La lumière laser est caractérisée par une fréquence et une phase bien définies. Cett phase, choisie aléatoirement par le système laser lorsqu'il est démarré, est idéalement constante dans le temps. En réalité cette phase dérive aléatoirement sous l'effet de bruit d'origine technologique et/ou fondamentale et les «meilleurs« lasers sont souvent ceux dont la phase dérive le moins. Afin de contourner ce processus de diffusion de la phase une approche commune consiste à piloter un laser imparfait avec un faisceau laser très pur provenant d'un autre laser aux performances supérieures. En pratique cela revient à utiliser un métronome optique pour forcer un laser de faible qualité à tenir le rythme. Dans ce projet nous avons utilisé un faisceau laser externe pour forcer un laser à émettre sur une fréquence optique très éloignée de la fréquence naturelle de ce laser. Ceci revient à contraindre la lumière laser à s'adapter à un substrat périodique dans le temps et l'espace mais dont la période n'est pas commensurée avec celle de l'onde laser. Comme en physique de l'état solide, le système se libère tôt ou tard de cette contrainte en formant des dislocations. Dans ce cas, la phase du laser est uniformément accrochée à celle du forçage sauf là où se trouve la dislocation et cette dislocation est constituée par un glissement relatif de la phase, spatialement localisé.

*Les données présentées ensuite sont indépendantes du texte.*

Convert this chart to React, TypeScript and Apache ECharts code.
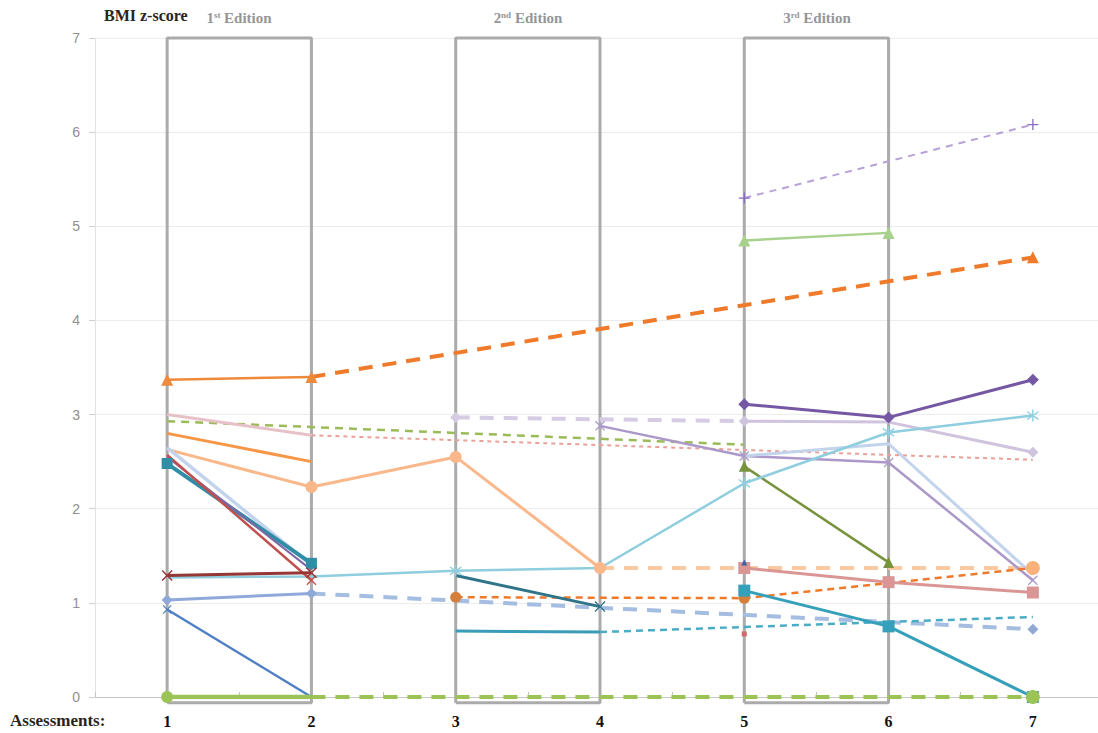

Nous avons préparé un laser dont les caractéristiques physiques permettent l'obersvation en temprs réel de la dynamique de la lumière et dont l'extension spatiale soit suffisante pour observer la localisation de la lumière. Nous avons forcé ce laser avec un faisceau cohérent et nous avons étudié les instabilités au bord du domaine d'accrochage de la phase. Ces mesures ont donné lieu à l'observation d'une extraordinaire zoologie de régimes dynamiques incluant des instabilités modulationnelles et en onde plane, la coexistence de régions spatiales chaotiques et accrochées, la propagation des fronts connectant ces régions ainsi que des structures localisées. Parmi ces observations nous avons dédié une attention particulière à l'émergence d'ondes hautement localisées possédant toutes les caractéristiques des ondes solitaires. Dans ce régime nous avons mesuré la phase relative du faisceau laser par rapport à celle du forçage externe et nous avons montré que ces ondes solitaires consistent fondamentalement en des rotations de phase et possèdent donc une charge chirale.

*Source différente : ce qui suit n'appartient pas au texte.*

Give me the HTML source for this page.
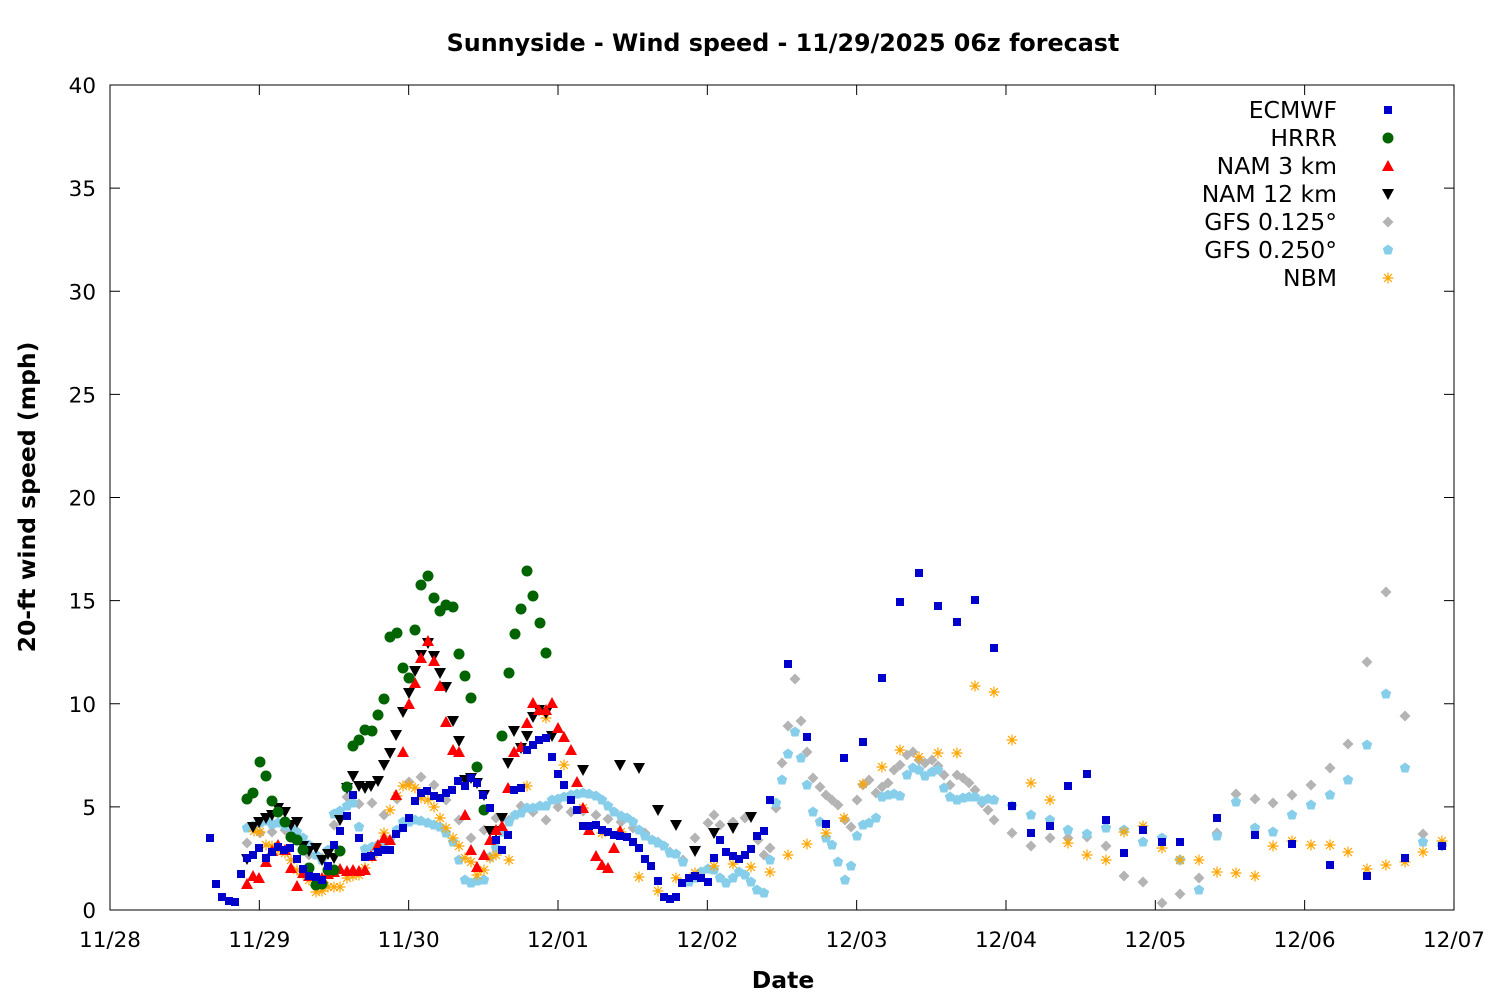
<!DOCTYPE html>
<html><head><meta charset="utf-8"><style>body{margin:0;background:#fff}svg{display:block;font-family:"DejaVu Sans","Liberation Sans",sans-serif}</style></head>
<body>
<svg id="s" width="1500" height="1000" xmlns="http://www.w3.org/2000/svg">
<rect width="1500" height="1000" fill="#fff"/>
<text x="783" y="51" font-size="23.8" font-weight="bold" text-anchor="middle">Sunnyside - Wind speed - 11/29/2025 06z forecast</text>
<text x="783" y="988" font-size="23.5" font-weight="bold" text-anchor="middle">Date</text>
<text transform="translate(35,497) rotate(-90)" font-size="23.5" font-weight="bold" text-anchor="middle">20-ft wind speed (mph)</text>
<g id="ax"></g>
<g id="pts"></g>
</svg>
<script>
var ns="http://www.w3.org/2000/svg",ax=document.getElementById('ax'),P=document.getElementById('pts');
function el(p,t,a,txt){var e=document.createElementNS(ns,t);for(var k in a)e.setAttribute(k,a[k]);if(txt)e.textContent=txt;p.appendChild(e);return e;}
el(ax,'rect',{x:110,y:85,width:1344,height:825,fill:'none',stroke:'#000','stroke-width':1});
for(var i=0;i<=8;i++){var y=910-i*103.125;el(ax,'line',{x1:110,x2:120,y1:y,y2:y,stroke:'#000'});el(ax,'line',{x1:1444,x2:1454,y1:y,y2:y,stroke:'#000'});el(ax,'text',{x:96,y:y+8,'font-size':21.5,'text-anchor':'end'},String(i*5));}
var xl=['11/28','11/29','11/30','12/01','12/02','12/03','12/04','12/05','12/06','12/07'];
for(var i=0;i<=9;i++){var x=110+i*149.33;el(ax,'line',{x1:x,x2:x,y1:910,y2:900,stroke:'#000'});el(ax,'line',{x1:x,x2:x,y1:85,y2:95,stroke:'#000'});el(ax,'text',{x:x,y:947,'font-size':21.5,'text-anchor':'middle'},xl[i]);}
function mk(x,y,t,c){
 if(t==0)el(P,'rect',{x:x-4,y:y-4,width:8,height:8,fill:c});
 else if(t==1)el(P,'circle',{cx:x,cy:y,r:5.5,fill:c});
 else if(t==2)el(P,'polygon',{points:(x-6)+','+(y+5)+' '+(x+6)+','+(y+5)+' '+x+','+(y-6),fill:c});
 else if(t==3)el(P,'polygon',{points:(x-6)+','+(y-5)+' '+(x+6)+','+(y-5)+' '+x+','+(y+6),fill:c});
 else if(t==4)el(P,'polygon',{points:x+','+(y-5.5)+' '+(x+5.5)+','+y+' '+x+','+(y+5.5)+' '+(x-5.5)+','+y,fill:c});
 else if(t==5){var p=[];for(var k=0;k<5;k++){var a=-Math.PI/2+k*2*Math.PI/5;p.push((x+5.5*Math.cos(a))+','+(y+5.5*Math.sin(a)));}el(P,'polygon',{points:p.join(' '),fill:c});}
 else {var d='';for(var k=0;k<4;k++){var a=k*Math.PI/4;d+='M'+(x-5.5*Math.cos(a))+' '+(y-5.5*Math.sin(a))+'L'+(x+5.5*Math.cos(a))+' '+(y+5.5*Math.sin(a));}el(P,'path',{d:d,stroke:c,'stroke-width':1.2,fill:'none'});}
}
function ser(s,t,c){var a=s.split(/[\s,]+/).filter(Boolean).map(Number);for(var i=0;i<a.length;i+=2)mk(a[i],a[i+1],t,c);}
var C=['#0000cc','#006400','#ff0000','#000000','#b4b4b4','#87ceeb','#ffa500'];
ser("247 843 260 833 272 832 285 830 297 838 309 855 322 858 334 825 347 797 359 804 372 803 384 815 397 799 409 782 421 777 434 785 446 800 459 820 471 838 484 830 496 818 509 820 521 806 533 812 546 820 558 807 571 812 583 811 596 815 608 819 621 822 633 828 645 833 658 842 670 852 683 860 695 838 708 823 714 815 720 825 733 822 745 818 758 840 764 855 770 848 776 808 782 763 788 726 795 679 801 721 807 752 813 778 820 787 826 795 832 800 838 805 845 820 851 827 857 800 863 785 869 780 876 793 882 787 888 783 894 770 900 765 907 755 913 752 919 760 925 763 932 760 938 766 944 775 950 785 957 775 963 778 969 783 975 790 982 803 988 810 994 820 1012 833 1031 846 1050 838 1068 838 1087 837 1106 846 1124 876 1143 882 1162 903 1180 894 1199 878 1217 833 1236 794 1255 799 1273 803 1292 795 1311 785 1330 768 1348 744 1367 662 1386 592 1405 716 1423 834 1442 846",4,C[4]);
ser("247 828 253 826 260 823 266 821 272 824 278 823 285 826 291 828 297 832 303 838 309 845 316 855 322 860 328 850 334 814 340 811 347 806 353 803 359 827 365 849 372 847 378 845 384 844 390 840 397 830 403 822 409 822 415 820 421 821 428 823 434 825 440 827 446 833 453 842 459 860 465 880 471 883 477 881 484 880 490 857 496 848 502 832 509 822 515 815 521 813 527 808 533 808 540 806 546 806 552 800 558 799 564 797 571 795 577 794 583 793 589 794 596 796 602 800 608 806 614 812 621 816 627 818 633 822 639 830 645 836 652 840 658 843 664 846 670 853 676 854 683 862 689 882 695 878 701 872 708 869 714 870 720 878 726 883 733 878 739 872 745 875 751 882 757 890 764 893 770 860 776 803 782 780 788 754 795 732 801 758 807 785 813 812 820 822 826 838 832 845 838 862 845 880 851 866 857 836 863 825 869 823 876 818 882 797 888 795 894 794 900 796 907 775 913 768 919 770 925 776 932 772 938 770 944 788 950 797 957 800 963 798 969 797 975 797 982 801 988 799 994 800 1012 806 1031 815 1050 820 1068 830 1087 834 1106 828 1124 830 1143 842 1162 838 1180 860 1199 890 1217 836 1236 802 1255 828 1273 832 1292 815 1311 805 1330 795 1348 780 1367 745 1386 694 1405 768 1423 842 1442 845",5,C[5]);
ser("254 831 260 832 266 845 272 846 278 850 285 853 291 860 297 870 303 874 309 880 316 892 322 891 328 887 334 887 340 887 347 878 353 876 359 875 365 868 372 857 378 848 384 833 390 810 397 796 403 786 409 785 415 788 421 798 428 800 434 807 440 818 446 828 453 838 459 846 465 858 471 862 477 875 484 870 490 858 496 855 509 860 527 786 546 718 564 765 583 808 602 833 621 832 639 877 658 891 676 878 695 873 714 866 733 864 751 867 770 872 788 855 807 844 826 833 844 818 863 784 882 767 900 750 919 757 938 753 957 753 975 686 994 692 1012 740 1031 783 1050 800 1068 843 1087 855 1106 860 1124 832 1143 826 1162 848 1180 860 1199 860 1217 872 1236 873 1255 876 1273 846 1292 841 1311 845 1330 845 1348 852 1367 869 1386 865 1405 862 1423 852 1442 841",6,C[6]);
ser("247 859 253 827 259 822 266 818 272 815 278 808 285 812 291 825 297 822 303 846 309 851 316 848 322 860 328 854 334 858 340 820 347 788 353 776 359 786 365 788 371 786 378 781 384 765 390 753 396 735 403 712 409 693 415 671 421 655 428 643 434 656 440 673 446 687 453 721 459 741 465 780 471 778 477 783 484 795 490 831 496 831 502 818 508 763 514 731 521 748 527 736 533 717 539 710 546 713 552 736 583 770 620 765 639 768 658 810 676 825 695 851 714 833 733 828 751 817",3,C[3]);
ser("247 884 253 876 259 878 266 862 272 851 278 845 285 850 291 868 297 886 303 873 309 876 316 881 322 878 328 874 334 872 340 869 347 871 353 870 359 871 365 870 371 856 378 845 384 838 390 840 396 795 403 752 409 704 415 683 421 658 428 641 434 661 440 686 446 722 453 750 459 752 465 815 471 850 477 867 484 855 490 840 496 830 502 826 508 788 514 752 521 747 527 723 533 703 539 710 546 710 552 703 558 728 564 737 571 750 577 782 583 808 589 830 596 856 602 865 608 868 614 848 620 831",2,C[2]);
ser("247 799 253 793 260 762 266 776 272 801 278 812 285 822 291 837 297 840 303 850 309 868 316 885 322 884 328 870 334 870 340 851 347 787 353 746 359 740 365 730 372 731 378 715 384 699 390 637 397 633 403 668 409 678 415 630 421 585 428 576 434 598 440 611 446 605 453 607 459 654 465 676 471 698 477 767 484 810 502 736 509 673 515 634 521 609 527 571 533 596 540 623 546 653",1,C[1]);
ser("210 838 216 884 222 897 229 901 235 902 241 874 247 858 253 855 259 848 266 858 272 852 278 847 284 850 290 848 297 859 303 869 309 876 316 877 322 880 328 866 334 845 340 831 347 816 353 795 359 838 365 857 371 856 378 852 384 850 390 850 396 834 403 828 409 818 415 801 421 793 427 791 434 796 440 798 446 793 452 790 458 781 465 786 471 778 477 783 483 795 490 808 496 840 502 850 508 835 514 790 521 788 527 750 533 745 539 740 546 738 552 757 558 774 564 785 571 800 577 810 583 826 589 826 596 825 602 830 608 832 614 835 620 836 627 837 633 842 639 848 645 859 651 866 658 881 664 897 670 899 676 897 682 883 689 878 695 876 701 878 708 882 714 858 720 840 726 852 733 856 739 859 745 855 751 849 757 836 764 831 770 800 788 664 807 737 826 824 844 758 863 742 882 678 900 602 919 573 938 606 957 622 975 600 994 648 1012 806 1031 833 1050 826 1068 786 1087 774 1106 820 1124 853 1143 830 1162 842 1180 842 1217 818 1255 835 1292 844 1330 865 1367 876 1405 858 1442 846",0,C[0]);
var L=['ECMWF','HRRR','NAM 3 km','NAM 12 km','GFS 0.125°','GFS 0.250°','NBM'];
for(var i=0;i<7;i++){var y=110+i*28;el(P,'text',{x:1337,y:y+8,'font-size':23.5,'text-anchor':'end'},L[i]);mk(1388,y,i,C[i]);}
</script>
</body></html>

La chiralité peut en principe être positive ou négative suivant le sens de rotation. Ici, l'observation d'une unique charge chirale doit encore être comprise et s'il semble qu'elle soit reliée à la non-instantanéité du milieu semiconducteur ce lien doit encore être totalement éclairci. Par ailleurs, la dynamique considérée étant fondamentalement basée sur la phase du champ électromagnétique, ces résultats pourraient ouvrir de nouvelles perspectives pour le traitement de l'information dans les cadre des communications optiques cohérentes.
Ces résultats ont été décrits pendant plusieurs conférences et workshop internationaux. Le projet a produit un total de huit articles dans des revues internationales avec comité de lecture, dédiés à l'analyse des ondes solitaires et des états localisés dans des systèmes spatialement étendus ou à rétroaction retardée. Trois d'entre eux sont spécifiquement consacrés à ces ondes solitaires particulières et d'autres résultats satellites du projet en particulier sur les phénomènes extrêmes, leur analyse statistique et leur anticipation. Sur ce sujet, le projet à initié une série de workshop sur les phénomènes d'ondes anormales (http://w-awe.org), dédiés à explorer l'interface entre la physique optique et hydrodynamique dans le contexte des phénomènes extrêmes.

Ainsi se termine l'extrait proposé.